Q. Last restore test you ran (what failed, what changed after)

Across my experience from IBM to AWS environments at OpenText and Diehl Metering, I treat disaster recovery as something that must be tested in real scenarios, not just designed.

One practical restore scenario I handled was in a pre-production AWS environment where an incorrect Terraform change was merged by an apprentice, which unintentionally overrode parts of the infrastructure and caused a major disruption.

Restore Scenario

  • Pre-production AWS environment managed via Terraform

  • Incorrect PR merge led to unintended infrastructure changes

  • Required restoring environment to last known stable state

What Failed

  • Infrastructure state was impacted due to incorrect Terraform apply

  • Some resources were modified or recreated unexpectedly

  • Dependency issues appeared between services after the change

Actions Taken

  • Identified last known good Terraform state from remote backend (S3)

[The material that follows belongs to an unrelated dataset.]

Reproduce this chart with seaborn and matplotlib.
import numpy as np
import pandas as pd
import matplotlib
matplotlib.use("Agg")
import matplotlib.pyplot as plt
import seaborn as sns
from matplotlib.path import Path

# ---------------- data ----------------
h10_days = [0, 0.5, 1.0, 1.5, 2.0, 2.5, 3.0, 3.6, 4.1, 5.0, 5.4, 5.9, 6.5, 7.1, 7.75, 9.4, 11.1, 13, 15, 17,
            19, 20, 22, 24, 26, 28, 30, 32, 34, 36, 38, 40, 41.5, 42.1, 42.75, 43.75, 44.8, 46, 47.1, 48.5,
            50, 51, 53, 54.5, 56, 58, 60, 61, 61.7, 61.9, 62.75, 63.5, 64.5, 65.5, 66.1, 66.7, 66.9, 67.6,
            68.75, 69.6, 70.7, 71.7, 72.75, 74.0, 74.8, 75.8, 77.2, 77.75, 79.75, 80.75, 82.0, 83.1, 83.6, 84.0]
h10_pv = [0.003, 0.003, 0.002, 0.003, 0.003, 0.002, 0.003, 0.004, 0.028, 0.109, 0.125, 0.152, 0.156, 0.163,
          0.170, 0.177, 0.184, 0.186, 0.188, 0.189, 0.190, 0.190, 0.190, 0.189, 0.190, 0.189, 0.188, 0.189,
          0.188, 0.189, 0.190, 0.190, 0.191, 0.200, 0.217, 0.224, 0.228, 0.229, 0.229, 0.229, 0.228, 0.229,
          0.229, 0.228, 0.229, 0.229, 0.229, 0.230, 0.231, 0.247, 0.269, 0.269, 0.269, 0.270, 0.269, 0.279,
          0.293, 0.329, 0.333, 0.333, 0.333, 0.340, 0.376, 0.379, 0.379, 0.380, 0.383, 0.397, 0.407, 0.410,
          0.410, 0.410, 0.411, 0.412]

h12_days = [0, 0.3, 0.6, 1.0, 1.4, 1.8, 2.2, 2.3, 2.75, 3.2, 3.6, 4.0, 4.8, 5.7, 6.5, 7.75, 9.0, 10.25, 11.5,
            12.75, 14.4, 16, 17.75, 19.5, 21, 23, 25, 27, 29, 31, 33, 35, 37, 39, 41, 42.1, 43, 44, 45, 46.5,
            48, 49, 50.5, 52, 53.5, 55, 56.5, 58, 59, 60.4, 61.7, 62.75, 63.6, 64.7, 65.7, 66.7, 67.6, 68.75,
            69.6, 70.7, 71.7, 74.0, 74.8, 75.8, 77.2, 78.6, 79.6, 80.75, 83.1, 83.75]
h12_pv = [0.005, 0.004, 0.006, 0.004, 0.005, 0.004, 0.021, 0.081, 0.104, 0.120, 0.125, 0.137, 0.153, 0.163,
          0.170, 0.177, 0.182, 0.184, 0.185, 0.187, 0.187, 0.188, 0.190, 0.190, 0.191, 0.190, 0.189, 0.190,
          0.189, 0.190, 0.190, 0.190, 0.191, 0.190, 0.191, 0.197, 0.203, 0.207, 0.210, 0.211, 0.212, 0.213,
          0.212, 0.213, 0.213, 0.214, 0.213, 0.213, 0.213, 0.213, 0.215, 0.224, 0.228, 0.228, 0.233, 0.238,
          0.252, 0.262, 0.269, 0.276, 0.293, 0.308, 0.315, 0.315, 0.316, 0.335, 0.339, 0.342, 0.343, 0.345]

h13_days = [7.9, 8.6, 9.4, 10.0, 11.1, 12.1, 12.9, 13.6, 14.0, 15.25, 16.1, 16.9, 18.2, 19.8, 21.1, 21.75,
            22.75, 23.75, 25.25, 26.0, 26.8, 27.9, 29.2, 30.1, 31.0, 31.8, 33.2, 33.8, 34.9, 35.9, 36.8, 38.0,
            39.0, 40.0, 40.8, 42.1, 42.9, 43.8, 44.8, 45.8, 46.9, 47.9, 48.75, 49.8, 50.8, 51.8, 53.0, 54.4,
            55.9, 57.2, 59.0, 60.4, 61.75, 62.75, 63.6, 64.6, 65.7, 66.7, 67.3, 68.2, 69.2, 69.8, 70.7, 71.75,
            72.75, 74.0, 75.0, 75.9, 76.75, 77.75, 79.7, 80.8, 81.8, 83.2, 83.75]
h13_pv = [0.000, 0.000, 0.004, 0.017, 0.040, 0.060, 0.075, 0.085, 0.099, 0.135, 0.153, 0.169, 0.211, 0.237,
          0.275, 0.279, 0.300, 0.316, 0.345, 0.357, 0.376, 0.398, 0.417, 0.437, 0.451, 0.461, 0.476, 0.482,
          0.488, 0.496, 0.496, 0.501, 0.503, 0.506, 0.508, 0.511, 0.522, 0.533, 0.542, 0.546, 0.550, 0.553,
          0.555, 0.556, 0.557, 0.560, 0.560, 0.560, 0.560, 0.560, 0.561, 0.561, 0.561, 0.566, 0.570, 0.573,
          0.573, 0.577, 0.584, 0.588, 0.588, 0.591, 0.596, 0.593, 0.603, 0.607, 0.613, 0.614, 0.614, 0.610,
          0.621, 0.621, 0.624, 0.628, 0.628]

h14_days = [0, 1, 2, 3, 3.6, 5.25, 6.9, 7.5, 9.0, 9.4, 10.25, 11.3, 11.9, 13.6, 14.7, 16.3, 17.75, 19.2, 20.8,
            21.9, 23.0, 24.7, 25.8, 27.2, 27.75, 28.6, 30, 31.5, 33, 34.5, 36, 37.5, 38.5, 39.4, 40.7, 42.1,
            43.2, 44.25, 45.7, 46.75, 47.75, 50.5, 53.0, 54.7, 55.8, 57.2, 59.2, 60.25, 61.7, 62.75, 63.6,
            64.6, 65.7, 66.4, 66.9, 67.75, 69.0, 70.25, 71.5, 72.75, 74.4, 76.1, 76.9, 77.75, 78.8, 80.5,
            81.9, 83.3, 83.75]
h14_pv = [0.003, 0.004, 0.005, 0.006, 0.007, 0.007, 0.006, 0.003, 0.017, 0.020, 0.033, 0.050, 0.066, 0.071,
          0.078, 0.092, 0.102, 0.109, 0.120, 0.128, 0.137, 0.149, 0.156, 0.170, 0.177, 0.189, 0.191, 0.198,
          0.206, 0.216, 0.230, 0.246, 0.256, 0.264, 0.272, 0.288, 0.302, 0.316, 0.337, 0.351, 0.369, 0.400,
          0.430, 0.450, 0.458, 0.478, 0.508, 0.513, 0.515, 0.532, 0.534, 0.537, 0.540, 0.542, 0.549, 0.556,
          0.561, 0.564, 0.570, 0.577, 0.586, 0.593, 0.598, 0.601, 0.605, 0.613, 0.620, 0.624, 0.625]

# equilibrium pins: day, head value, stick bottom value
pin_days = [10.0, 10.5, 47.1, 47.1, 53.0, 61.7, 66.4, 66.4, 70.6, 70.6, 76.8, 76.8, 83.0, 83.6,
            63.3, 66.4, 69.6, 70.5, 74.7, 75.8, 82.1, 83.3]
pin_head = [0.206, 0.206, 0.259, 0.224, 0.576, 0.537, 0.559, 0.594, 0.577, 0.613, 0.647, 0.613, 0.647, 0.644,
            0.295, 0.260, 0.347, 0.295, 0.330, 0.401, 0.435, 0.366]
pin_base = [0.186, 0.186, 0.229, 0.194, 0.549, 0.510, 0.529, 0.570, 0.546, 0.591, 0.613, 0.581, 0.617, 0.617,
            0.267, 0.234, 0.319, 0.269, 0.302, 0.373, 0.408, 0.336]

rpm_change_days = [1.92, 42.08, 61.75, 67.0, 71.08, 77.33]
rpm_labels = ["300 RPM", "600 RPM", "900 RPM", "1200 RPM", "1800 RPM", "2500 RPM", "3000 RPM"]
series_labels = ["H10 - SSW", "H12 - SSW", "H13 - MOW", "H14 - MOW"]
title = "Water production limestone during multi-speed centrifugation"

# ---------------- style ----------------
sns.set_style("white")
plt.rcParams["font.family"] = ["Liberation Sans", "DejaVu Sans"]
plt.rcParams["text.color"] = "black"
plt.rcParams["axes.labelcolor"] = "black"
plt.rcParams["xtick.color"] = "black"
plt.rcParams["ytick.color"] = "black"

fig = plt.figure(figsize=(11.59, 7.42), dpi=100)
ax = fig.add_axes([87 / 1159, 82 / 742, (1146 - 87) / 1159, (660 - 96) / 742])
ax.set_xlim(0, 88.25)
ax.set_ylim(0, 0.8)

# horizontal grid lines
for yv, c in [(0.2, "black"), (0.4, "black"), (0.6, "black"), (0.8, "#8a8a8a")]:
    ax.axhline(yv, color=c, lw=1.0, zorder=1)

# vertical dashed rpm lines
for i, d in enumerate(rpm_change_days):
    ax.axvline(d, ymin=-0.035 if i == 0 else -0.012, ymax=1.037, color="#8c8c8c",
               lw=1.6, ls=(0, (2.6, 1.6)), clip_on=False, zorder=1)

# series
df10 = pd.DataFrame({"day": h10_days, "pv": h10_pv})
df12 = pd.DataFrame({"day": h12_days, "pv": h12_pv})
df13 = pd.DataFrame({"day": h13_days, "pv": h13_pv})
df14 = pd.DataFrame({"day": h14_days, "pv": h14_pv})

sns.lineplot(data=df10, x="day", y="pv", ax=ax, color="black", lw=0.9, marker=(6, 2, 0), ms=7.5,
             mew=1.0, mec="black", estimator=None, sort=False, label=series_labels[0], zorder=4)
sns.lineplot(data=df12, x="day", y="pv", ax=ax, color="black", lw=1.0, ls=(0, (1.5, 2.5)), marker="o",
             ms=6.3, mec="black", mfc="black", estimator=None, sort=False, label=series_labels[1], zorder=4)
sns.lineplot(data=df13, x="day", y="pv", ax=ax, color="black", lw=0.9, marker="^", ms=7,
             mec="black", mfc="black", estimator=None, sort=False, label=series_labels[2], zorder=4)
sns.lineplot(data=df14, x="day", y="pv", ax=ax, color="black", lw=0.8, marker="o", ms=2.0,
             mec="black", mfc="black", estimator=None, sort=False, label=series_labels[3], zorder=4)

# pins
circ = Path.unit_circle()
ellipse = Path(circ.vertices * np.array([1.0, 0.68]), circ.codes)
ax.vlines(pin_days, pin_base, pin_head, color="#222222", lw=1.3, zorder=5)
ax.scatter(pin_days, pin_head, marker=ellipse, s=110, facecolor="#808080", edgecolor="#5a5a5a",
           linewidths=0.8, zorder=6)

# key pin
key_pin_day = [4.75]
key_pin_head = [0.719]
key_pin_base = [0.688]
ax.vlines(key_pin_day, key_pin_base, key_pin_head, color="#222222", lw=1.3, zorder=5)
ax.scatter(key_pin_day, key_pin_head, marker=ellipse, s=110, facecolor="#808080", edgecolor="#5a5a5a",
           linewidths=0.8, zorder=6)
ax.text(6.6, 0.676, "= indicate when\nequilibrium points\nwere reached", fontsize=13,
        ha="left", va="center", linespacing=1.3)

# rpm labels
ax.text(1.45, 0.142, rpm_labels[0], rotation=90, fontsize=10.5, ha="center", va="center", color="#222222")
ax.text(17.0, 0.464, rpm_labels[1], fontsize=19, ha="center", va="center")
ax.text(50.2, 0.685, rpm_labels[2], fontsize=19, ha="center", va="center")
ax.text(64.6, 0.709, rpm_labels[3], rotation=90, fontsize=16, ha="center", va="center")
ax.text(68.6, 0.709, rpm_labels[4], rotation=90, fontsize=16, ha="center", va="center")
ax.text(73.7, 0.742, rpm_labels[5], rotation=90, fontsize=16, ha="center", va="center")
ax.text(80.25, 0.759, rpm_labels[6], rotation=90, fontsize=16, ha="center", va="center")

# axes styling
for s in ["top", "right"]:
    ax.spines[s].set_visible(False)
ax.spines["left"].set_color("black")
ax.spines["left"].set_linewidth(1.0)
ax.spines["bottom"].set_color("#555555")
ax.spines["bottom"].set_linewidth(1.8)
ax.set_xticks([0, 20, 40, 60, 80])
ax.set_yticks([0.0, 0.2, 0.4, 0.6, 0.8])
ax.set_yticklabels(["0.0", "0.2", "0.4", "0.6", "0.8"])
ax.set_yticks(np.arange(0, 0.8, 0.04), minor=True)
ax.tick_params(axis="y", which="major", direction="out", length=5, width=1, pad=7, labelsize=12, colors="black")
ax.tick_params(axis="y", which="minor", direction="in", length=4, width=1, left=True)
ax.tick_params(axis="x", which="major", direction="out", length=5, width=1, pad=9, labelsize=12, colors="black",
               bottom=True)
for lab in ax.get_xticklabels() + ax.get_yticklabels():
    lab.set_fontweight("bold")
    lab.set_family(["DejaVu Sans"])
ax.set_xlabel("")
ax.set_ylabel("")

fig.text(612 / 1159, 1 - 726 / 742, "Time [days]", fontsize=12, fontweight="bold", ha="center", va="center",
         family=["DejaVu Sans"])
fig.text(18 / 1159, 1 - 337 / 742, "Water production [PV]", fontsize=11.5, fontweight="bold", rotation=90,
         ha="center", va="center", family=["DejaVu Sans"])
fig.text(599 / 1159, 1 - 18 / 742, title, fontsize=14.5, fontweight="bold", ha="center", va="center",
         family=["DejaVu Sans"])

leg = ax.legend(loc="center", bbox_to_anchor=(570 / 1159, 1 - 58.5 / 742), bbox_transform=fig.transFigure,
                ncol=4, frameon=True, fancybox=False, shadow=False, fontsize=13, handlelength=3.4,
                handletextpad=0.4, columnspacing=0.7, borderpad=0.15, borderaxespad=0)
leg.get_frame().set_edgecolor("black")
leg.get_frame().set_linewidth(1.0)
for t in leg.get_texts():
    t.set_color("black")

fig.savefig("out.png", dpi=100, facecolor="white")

  • Reverted Terraform code to previous stable version

  • Re-ran Terraform apply to bring infrastructure back to expected state

  • Validated services after restore: - Checked application connectivity - Verified dependent services and configurations

  • Analysed root cause of failure: - Lack of strict validation before merge - Insufficient guardrails for production-like environments

What Changed After

  • Introduced stricter PR review and approval process

  • Added validation checks in CI/CD before Terraform apply

  • Restricted who can approve infrastructure changes

  • Improved separation between environments (pre-prod vs prod controls)

  • Strengthened Terraform workflow: - Better plan review visibility - Clear rollback approach using previous state

Outcome

  • Successfully restored infrastructure to stable state

  • Reduced risk of similar issues through stronger controls

  • Improved confidence in recovery using Terraform state

This reinforced the importance of treating Terraform state and version control as a recovery mechanism, not just a deployment tool.